Bones found in lion camp could belong to poacher
Human bones found in a lion enclosure on the Sibuya Game Reserve outside Kenton-on-Sea are believed to be the remains of a poacher killed by the lions.
The bones were found by rangers on Tuesday night.
A hunting rifle with a silencer attached and a long axe and wire cutters were recovered at the scene by police.
According to officials, the discovery was made at 7pm but, due to bad light and safety concerns, police returned the next morning.
The police air wing helicopter flew over the reserve on Wednesday to establish if there were any more poachers in the area and a vet tranquillised the six lions.
The human remains were found scattered around in the bush in the lion camp.
“On Wednesday morning, investigators and specialists combed the scene and managed to retrieve remains which were taken by the department of health for forensic testing,” police spokesperson Captain Mali Govender said.
Asked if the person was thought to be a poacher, Govender said she was unable to speculate.

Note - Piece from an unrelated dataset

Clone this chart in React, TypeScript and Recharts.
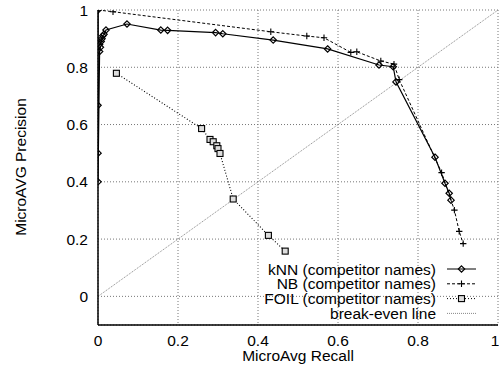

“The identity of the person remains unknown.
“The firearm has been taken by police and will be sent to the ballistics laboratory to establish if it has been used in any other poaching or crimes.”
Reserve owner Nick Fox declined to comment immediately, saying that he would respond later.
In June 2016, two white rhinos were killed and a third died later from injuries sustained in the poaching incident.
This year alone, nine rhinos – all shot with a high-calibre hunting rifle – were killed by poachers on Eastern Cape reserves.
Last week, Bella, a rhino at the Kragga Kamma Game Park, was killed just a week after she was dehorned.
The Sibuya reserve is situated fairly close to Port Alfred, where three rhinos were killed in May.